**Request**:
All the data must come back unchanged, except that pictures are left out.
>>>>>
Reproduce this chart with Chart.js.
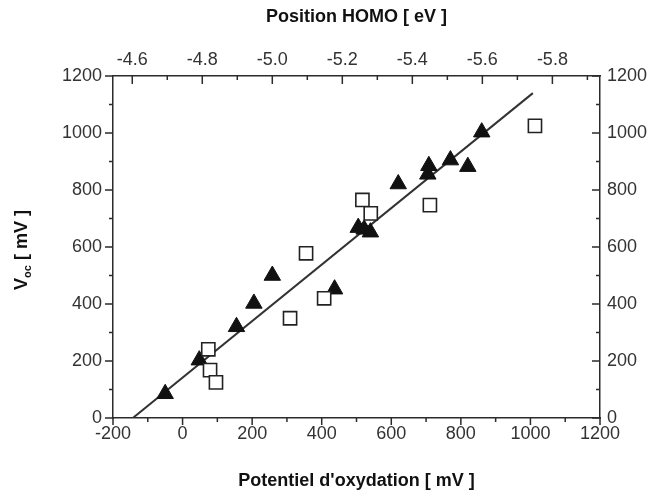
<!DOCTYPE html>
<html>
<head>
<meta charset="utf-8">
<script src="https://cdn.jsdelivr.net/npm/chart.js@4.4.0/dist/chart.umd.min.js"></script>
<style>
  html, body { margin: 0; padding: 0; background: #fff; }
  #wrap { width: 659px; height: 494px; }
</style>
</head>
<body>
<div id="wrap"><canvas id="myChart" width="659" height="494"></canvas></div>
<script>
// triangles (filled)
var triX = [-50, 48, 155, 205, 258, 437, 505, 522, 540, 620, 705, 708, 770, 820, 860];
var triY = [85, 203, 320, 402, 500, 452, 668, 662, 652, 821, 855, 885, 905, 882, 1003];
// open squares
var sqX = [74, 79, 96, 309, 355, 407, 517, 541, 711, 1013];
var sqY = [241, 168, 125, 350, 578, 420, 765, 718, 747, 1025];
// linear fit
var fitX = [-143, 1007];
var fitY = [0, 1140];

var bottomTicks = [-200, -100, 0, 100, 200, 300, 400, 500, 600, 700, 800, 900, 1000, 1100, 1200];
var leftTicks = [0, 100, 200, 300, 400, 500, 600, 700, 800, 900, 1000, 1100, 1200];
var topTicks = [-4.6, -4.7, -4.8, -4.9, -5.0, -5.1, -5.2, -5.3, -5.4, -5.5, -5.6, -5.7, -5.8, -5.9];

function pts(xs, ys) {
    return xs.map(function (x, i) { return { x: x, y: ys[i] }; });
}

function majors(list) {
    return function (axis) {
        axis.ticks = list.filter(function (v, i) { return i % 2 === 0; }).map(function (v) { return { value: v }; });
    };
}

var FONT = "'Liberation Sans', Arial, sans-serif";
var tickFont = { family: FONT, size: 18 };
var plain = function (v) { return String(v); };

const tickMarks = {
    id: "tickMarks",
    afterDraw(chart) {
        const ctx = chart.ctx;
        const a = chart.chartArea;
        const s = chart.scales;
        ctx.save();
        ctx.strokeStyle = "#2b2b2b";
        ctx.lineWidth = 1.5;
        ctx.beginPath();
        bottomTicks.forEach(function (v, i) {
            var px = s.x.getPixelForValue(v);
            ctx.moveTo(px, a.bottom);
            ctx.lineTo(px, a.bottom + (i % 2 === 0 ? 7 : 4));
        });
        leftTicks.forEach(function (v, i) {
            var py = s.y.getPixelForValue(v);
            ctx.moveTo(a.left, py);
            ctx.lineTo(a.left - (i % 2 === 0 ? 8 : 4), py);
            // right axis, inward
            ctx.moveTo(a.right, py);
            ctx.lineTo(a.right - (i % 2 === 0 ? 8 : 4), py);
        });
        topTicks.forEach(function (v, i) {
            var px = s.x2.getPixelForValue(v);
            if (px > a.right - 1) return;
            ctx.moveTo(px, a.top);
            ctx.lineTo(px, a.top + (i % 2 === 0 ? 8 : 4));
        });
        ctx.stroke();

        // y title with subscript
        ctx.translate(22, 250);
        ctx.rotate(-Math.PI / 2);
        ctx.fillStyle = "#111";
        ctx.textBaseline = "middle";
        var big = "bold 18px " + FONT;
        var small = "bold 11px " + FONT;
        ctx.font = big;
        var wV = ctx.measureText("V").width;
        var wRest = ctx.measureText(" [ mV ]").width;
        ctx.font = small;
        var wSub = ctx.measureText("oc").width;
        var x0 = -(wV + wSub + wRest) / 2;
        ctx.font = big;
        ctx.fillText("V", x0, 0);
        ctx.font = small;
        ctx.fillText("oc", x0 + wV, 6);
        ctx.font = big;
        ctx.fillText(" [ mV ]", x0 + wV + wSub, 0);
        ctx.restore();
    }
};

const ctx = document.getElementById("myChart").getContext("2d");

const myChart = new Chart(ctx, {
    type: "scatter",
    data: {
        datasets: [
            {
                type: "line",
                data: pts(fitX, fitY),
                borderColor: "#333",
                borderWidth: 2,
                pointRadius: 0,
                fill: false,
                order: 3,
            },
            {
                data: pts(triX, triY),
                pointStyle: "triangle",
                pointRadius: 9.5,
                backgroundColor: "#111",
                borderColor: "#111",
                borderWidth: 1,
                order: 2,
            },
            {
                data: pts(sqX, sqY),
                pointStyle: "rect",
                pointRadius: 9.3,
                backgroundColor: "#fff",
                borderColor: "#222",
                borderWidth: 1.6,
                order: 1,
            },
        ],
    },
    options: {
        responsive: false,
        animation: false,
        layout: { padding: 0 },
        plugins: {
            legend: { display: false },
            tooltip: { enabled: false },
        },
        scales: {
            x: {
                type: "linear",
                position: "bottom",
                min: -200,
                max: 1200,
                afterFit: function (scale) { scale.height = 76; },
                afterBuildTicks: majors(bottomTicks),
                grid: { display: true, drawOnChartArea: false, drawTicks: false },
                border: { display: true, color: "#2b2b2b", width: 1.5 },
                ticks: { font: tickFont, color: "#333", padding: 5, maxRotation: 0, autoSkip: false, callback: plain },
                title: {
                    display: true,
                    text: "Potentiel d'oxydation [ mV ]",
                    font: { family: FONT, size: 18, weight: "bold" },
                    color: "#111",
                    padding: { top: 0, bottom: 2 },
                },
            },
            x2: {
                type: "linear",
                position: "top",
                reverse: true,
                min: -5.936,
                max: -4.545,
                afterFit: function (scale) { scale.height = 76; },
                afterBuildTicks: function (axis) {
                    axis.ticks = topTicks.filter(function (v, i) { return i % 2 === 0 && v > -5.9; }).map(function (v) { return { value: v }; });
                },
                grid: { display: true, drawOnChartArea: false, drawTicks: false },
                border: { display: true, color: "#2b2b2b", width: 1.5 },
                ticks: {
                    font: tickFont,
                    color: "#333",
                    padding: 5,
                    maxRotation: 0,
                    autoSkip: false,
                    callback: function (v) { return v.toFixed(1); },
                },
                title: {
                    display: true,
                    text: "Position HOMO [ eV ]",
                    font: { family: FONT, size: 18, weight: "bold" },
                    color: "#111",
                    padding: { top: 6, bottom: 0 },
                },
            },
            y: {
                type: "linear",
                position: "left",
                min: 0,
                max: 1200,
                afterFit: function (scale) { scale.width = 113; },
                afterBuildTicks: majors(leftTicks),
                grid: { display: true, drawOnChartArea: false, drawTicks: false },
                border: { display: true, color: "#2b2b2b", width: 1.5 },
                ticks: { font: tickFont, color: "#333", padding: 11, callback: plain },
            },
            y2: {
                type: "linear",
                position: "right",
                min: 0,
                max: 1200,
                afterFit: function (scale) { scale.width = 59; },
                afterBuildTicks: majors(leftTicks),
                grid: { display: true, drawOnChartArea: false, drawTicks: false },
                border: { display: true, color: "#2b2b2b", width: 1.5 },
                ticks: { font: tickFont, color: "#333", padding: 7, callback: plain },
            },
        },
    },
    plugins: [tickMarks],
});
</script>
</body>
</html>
<<<<<
**Response to the exercise**:
Reproduce this chart with Chart.js.
<!DOCTYPE html>
<html>
<head>
<meta charset="utf-8">
<script src="https://cdn.jsdelivr.net/npm/chart.js@4.4.0/dist/chart.umd.min.js"></script>
<style>
  html, body { margin: 0; padding: 0; background: #fff; }
  #wrap { width: 659px; height: 494px; }
</style>
</head>
<body>
<div id="wrap"><canvas id="myChart" width="659" height="494"></canvas></div>
<script>
// triangles (filled)
var triX = [-50, 48, 155, 205, 258, 437, 505, 522, 540, 620, 705, 708, 770, 820, 860];
var triY = [85, 203, 320, 402, 500, 452, 668, 662, 652, 821, 855, 885, 905, 882, 1003];
// open squares
var sqX = [74, 79, 96, 309, 355, 407, 517, 541, 711, 1013];
var sqY = [241, 168, 125, 350, 578, 420, 765, 718, 747, 1025];
// linear fit
var fitX = [-143, 1007];
var fitY = [0, 1140];

var bottomTicks = [-200, -100, 0, 100, 200, 300, 400, 500, 600, 700, 800, 900, 1000, 1100, 1200];
var leftTicks = [0, 100, 200, 300, 400, 500, 600, 700, 800, 900, 1000, 1100, 1200];
var topTicks = [-4.6, -4.7, -4.8, -4.9, -5.0, -5.1, -5.2, -5.3, -5.4, -5.5, -5.6, -5.7, -5.8, -5.9];

function pts(xs, ys) {
    return xs.map(function (x, i) { return { x: x, y: ys[i] }; });
}

function majors(list) {
    return function (axis) {
        axis.ticks = list.filter(function (v, i) { return i % 2 === 0; }).map(function (v) { return { value: v }; });
    };
}

var FONT = "'Liberation Sans', Arial, sans-serif";
var tickFont = { family: FONT, size: 18 };
var plain = function (v) { return String(v); };

const tickMarks = {
    id: "tickMarks",
    afterDraw(chart) {
        const ctx = chart.ctx;
        const a = chart.chartArea;
        const s = chart.scales;
        ctx.save();
        ctx.strokeStyle = "#2b2b2b";
        ctx.lineWidth = 1.5;
        ctx.beginPath();
        bottomTicks.forEach(function (v, i) {
            var px = s.x.getPixelForValue(v);
            ctx.moveTo(px, a.bottom);
            ctx.lineTo(px, a.bottom + (i % 2 === 0 ? 7 : 4));
        });
        leftTicks.forEach(function (v, i) {
            var py = s.y.getPixelForValue(v);
            ctx.moveTo(a.left, py);
            ctx.lineTo(a.left - (i % 2 === 0 ? 8 : 4), py);
            // right axis, inward
            ctx.moveTo(a.right, py);
            ctx.lineTo(a.right - (i % 2 === 0 ? 8 : 4), py);
        });
        topTicks.forEach(function (v, i) {
            var px = s.x2.getPixelForValue(v);
            if (px > a.right - 1) return;
            ctx.moveTo(px, a.top);
            ctx.lineTo(px, a.top + (i % 2 === 0 ? 8 : 4));
        });
        ctx.stroke();

        // y title with subscript
        ctx.translate(22, 250);
        ctx.rotate(-Math.PI / 2);
        ctx.fillStyle = "#111";
        ctx.textBaseline = "middle";
        var big = "bold 18px " + FONT;
        var small = "bold 11px " + FONT;
        ctx.font = big;
        var wV = ctx.measureText("V").width;
        var wRest = ctx.measureText(" [ mV ]").width;
        ctx.font = small;
        var wSub = ctx.measureText("oc").width;
        var x0 = -(wV + wSub + wRest) / 2;
        ctx.font = big;
        ctx.fillText("V", x0, 0);
        ctx.font = small;
        ctx.fillText("oc", x0 + wV, 6);
        ctx.font = big;
        ctx.fillText(" [ mV ]", x0 + wV + wSub, 0);
        ctx.restore();
    }
};

const ctx = document.getElementById("myChart").getContext("2d");

const myChart = new Chart(ctx, {
    type: "scatter",
    data: {
        datasets: [
            {
                type: "line",
                data: pts(fitX, fitY),
                borderColor: "#333",
                borderWidth: 2,
                pointRadius: 0,
                fill: false,
                order: 3,
            },
            {
                data: pts(triX, triY),
                pointStyle: "triangle",
                pointRadius: 9.5,
                backgroundColor: "#111",
                borderColor: "#111",
                borderWidth: 1,
                order: 2,
            },
            {
                data: pts(sqX, sqY),
                pointStyle: "rect",
                pointRadius: 9.3,
                backgroundColor: "#fff",
                borderColor: "#222",
                borderWidth: 1.6,
                order: 1,
            },
        ],
    },
    options: {
        responsive: false,
        animation: false,
        layout: { padding: 0 },
        plugins: {
            legend: { display: false },
            tooltip: { enabled: false },
        },
        scales: {
            x: {
                type: "linear",
                position: "bottom",
                min: -200,
                max: 1200,
                afterFit: function (scale) { scale.height = 76; },
                afterBuildTicks: majors(bottomTicks),
                grid: { display: true, drawOnChartArea: false, drawTicks: false },
                border: { display: true, color: "#2b2b2b", width: 1.5 },
                ticks: { font: tickFont, color: "#333", padding: 5, maxRotation: 0, autoSkip: false, callback: plain },
                title: {
                    display: true,
                    text: "Potentiel d'oxydation [ mV ]",
                    font: { family: FONT, size: 18, weight: "bold" },
                    color: "#111",
                    padding: { top: 0, bottom: 2 },
                },
            },
            x2: {
                type: "linear",
                position: "top",
                reverse: true,
                min: -5.936,
                max: -4.545,
                afterFit: function (scale) { scale.height = 76; },
                afterBuildTicks: function (axis) {
                    axis.ticks = topTicks.filter(function (v, i) { return i % 2 === 0 && v > -5.9; }).map(function (v) { return { value: v }; });
                },
                grid: { display: true, drawOnChartArea: false, drawTicks: false },
                border: { display: true, color: "#2b2b2b", width: 1.5 },
                ticks: {
                    font: tickFont,
                    color: "#333",
                    padding: 5,
                    maxRotation: 0,
                    autoSkip: false,
                    callback: function (v) { return v.toFixed(1); },
                },
                title: {
                    display: true,
                    text: "Position HOMO [ eV ]",
                    font: { family: FONT, size: 18, weight: "bold" },
                    color: "#111",
                    padding: { top: 6, bottom: 0 },
                },
            },
            y: {
                type: "linear",
                position: "left",
                min: 0,
                max: 1200,
                afterFit: function (scale) { scale.width = 113; },
                afterBuildTicks: majors(leftTicks),
                grid: { display: true, drawOnChartArea: false, drawTicks: false },
                border: { display: true, color: "#2b2b2b", width: 1.5 },
                ticks: { font: tickFont, color: "#333", padding: 11, callback: plain },
            },
            y2: {
                type: "linear",
                position: "right",
                min: 0,
                max: 1200,
                afterFit: function (scale) { scale.width = 59; },
                afterBuildTicks: majors(leftTicks),
                grid: { display: true, drawOnChartArea: false, drawTicks: false },
                border: { display: true, color: "#2b2b2b", width: 1.5 },
                ticks: { font: tickFont, color: "#333", padding: 7, callback: plain },
            },
        },
    },
    plugins: [tickMarks],
});
</script>
</body>
</html>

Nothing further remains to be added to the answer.